Work to be completed ▸ Retype the whole listing, please, keeping every line exact and dropping the pictures.

Collected data ▸
::::
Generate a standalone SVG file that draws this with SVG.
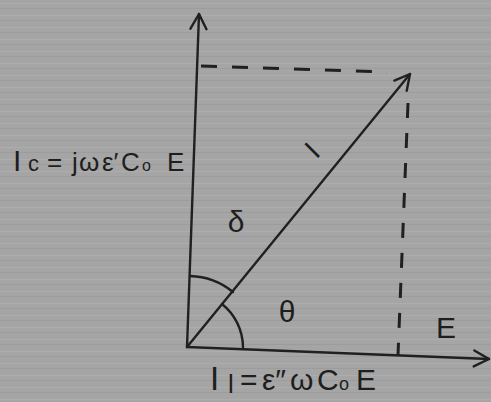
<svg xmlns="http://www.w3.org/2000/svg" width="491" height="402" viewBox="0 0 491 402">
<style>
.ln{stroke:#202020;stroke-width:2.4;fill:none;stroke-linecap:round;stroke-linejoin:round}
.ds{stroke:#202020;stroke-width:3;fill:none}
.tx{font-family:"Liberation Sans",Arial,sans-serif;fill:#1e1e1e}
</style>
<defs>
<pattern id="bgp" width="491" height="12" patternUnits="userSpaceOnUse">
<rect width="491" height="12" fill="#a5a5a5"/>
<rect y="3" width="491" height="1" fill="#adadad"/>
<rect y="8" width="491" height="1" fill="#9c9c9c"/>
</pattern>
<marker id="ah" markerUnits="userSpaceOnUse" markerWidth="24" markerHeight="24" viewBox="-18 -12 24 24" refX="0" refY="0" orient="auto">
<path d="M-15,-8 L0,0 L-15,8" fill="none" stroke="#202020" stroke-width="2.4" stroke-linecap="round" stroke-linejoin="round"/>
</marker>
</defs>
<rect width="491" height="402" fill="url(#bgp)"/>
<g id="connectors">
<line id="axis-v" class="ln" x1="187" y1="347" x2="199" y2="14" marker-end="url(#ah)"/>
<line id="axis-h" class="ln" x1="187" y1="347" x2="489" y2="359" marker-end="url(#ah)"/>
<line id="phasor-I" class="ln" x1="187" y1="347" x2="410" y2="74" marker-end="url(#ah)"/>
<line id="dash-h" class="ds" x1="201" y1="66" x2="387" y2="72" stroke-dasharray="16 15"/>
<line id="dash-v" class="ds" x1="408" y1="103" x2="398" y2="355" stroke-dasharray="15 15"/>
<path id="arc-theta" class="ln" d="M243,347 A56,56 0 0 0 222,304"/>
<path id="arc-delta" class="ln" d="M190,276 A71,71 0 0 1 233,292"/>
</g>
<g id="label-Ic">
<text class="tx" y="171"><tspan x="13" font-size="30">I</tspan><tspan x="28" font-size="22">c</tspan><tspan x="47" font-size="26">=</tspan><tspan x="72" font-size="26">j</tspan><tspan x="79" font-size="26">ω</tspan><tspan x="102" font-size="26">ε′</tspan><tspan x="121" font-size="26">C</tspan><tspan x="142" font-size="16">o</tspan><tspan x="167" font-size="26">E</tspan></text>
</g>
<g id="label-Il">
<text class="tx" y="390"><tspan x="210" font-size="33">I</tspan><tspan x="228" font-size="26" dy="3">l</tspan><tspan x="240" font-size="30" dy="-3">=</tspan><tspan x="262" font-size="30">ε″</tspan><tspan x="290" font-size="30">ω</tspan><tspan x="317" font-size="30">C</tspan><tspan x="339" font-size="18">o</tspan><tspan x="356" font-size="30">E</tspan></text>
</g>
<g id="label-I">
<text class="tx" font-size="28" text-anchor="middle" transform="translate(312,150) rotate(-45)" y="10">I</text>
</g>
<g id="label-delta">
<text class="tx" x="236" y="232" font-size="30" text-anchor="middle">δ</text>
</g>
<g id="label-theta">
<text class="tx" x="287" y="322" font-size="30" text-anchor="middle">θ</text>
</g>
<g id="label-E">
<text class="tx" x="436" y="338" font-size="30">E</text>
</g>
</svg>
::::
Correct answer ▸
Generate a standalone SVG file that draws this with SVG.
<svg xmlns="http://www.w3.org/2000/svg" width="491" height="402" viewBox="0 0 491 402">
<style>
.ln{stroke:#202020;stroke-width:2.4;fill:none;stroke-linecap:round;stroke-linejoin:round}
.ds{stroke:#202020;stroke-width:3;fill:none}
.tx{font-family:"Liberation Sans",Arial,sans-serif;fill:#1e1e1e}
</style>
<defs>
<pattern id="bgp" width="491" height="12" patternUnits="userSpaceOnUse">
<rect width="491" height="12" fill="#a5a5a5"/>
<rect y="3" width="491" height="1" fill="#adadad"/>
<rect y="8" width="491" height="1" fill="#9c9c9c"/>
</pattern>
<marker id="ah" markerUnits="userSpaceOnUse" markerWidth="24" markerHeight="24" viewBox="-18 -12 24 24" refX="0" refY="0" orient="auto">
<path d="M-15,-8 L0,0 L-15,8" fill="none" stroke="#202020" stroke-width="2.4" stroke-linecap="round" stroke-linejoin="round"/>
</marker>
</defs>
<rect width="491" height="402" fill="url(#bgp)"/>
<g id="connectors">
<line id="axis-v" class="ln" x1="187" y1="347" x2="199" y2="14" marker-end="url(#ah)"/>
<line id="axis-h" class="ln" x1="187" y1="347" x2="489" y2="359" marker-end="url(#ah)"/>
<line id="phasor-I" class="ln" x1="187" y1="347" x2="410" y2="74" marker-end="url(#ah)"/>
<line id="dash-h" class="ds" x1="201" y1="66" x2="387" y2="72" stroke-dasharray="16 15"/>
<line id="dash-v" class="ds" x1="408" y1="103" x2="398" y2="355" stroke-dasharray="15 15"/>
<path id="arc-theta" class="ln" d="M243,347 A56,56 0 0 0 222,304"/>
<path id="arc-delta" class="ln" d="M190,276 A71,71 0 0 1 233,292"/>
</g>
<g id="label-Ic">
<text class="tx" y="171"><tspan x="13" font-size="30">I</tspan><tspan x="28" font-size="22">c</tspan><tspan x="47" font-size="26">=</tspan><tspan x="72" font-size="26">j</tspan><tspan x="79" font-size="26">ω</tspan><tspan x="102" font-size="26">ε′</tspan><tspan x="121" font-size="26">C</tspan><tspan x="142" font-size="16">o</tspan><tspan x="167" font-size="26">E</tspan></text>
</g>
<g id="label-Il">
<text class="tx" y="390"><tspan x="210" font-size="33">I</tspan><tspan x="228" font-size="26" dy="3">l</tspan><tspan x="240" font-size="30" dy="-3">=</tspan><tspan x="262" font-size="30">ε″</tspan><tspan x="290" font-size="30">ω</tspan><tspan x="317" font-size="30">C</tspan><tspan x="339" font-size="18">o</tspan><tspan x="356" font-size="30">E</tspan></text>
</g>
<g id="label-I">
<text class="tx" font-size="28" text-anchor="middle" transform="translate(312,150) rotate(-45)" y="10">I</text>
</g>
<g id="label-delta">
<text class="tx" x="236" y="232" font-size="30" text-anchor="middle">δ</text>
</g>
<g id="label-theta">
<text class="tx" x="287" y="322" font-size="30" text-anchor="middle">θ</text>
</g>
<g id="label-E">
<text class="tx" x="436" y="338" font-size="30">E</text>
</g>
</svg>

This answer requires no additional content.